İnatla Muharrem İnce’ye sahip çıkmaya çalışanlar bazı şeyleri görmek istemese de durum bu.
İnce, yılların alışkanlığı gereği kendisini meclise atabilirse ona yeter.
Eğer gerçekten inandırıcı olabilseydi kendisine sahip çıktıkları için aforoz edilen Şerafettin Turpçu ile Rıza Yalçınkaya onun peşinde gitmeye devam ederdi.

Basına güven kalmadı!
Pek çok dost sohbetinde öneri ve görüşleri dinlemekten mutlu oluyoruz.
Eleştiriler de alıyoruz.
Kamuoyunun basına güveni konusunda çok büyük endişeleri var.
Haklılar.
O nedenle her haberin ardından başka bir pazarlığın olduğu sonucunu çıkarma kolaycılığı galiba işimize geliyor.

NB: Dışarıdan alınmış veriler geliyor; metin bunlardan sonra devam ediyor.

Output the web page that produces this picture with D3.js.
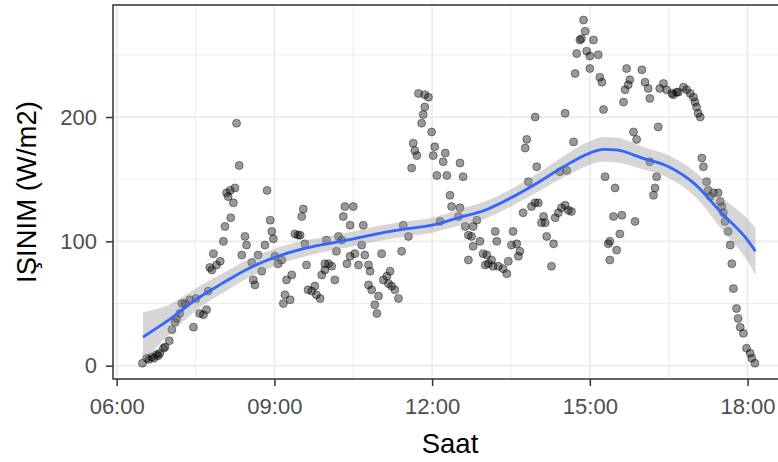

Basına güven kalmadı ama basına da çok ihtiyaç var.
Kurumların veya kişilerin sosyal medya hesaplarından paylaşımları bilgilendirme amaçlı olsa bile basının görevi bunların çok ötesinde.
Bu yola çıkarken ‘güven, adalet, şeffaflık ve samimiyet’i anayasamız kabul etmiştik.
Bu yoldan ayrılmayacağız.
Ama!
İyi niyetimizi ve samimiyetimizi sömürmeye kalkan dostlarımızı da üzmesini biliriz!

Kek Konseyi!
Zonguldak’ta onca olay oluyor ama Zonguldak Kek Konseyi Başkanımız sevgili dostumuz Yesari Sezgin’den ses yok.
Görev yaptığı TTK’da yaşadığı sorunlarla uğraşan Sezgin’in özünden- amacından uzaklaşan konseyin başını bırakması şehrimiz ve sivil inisiyatif için en doğrusu olacaktır.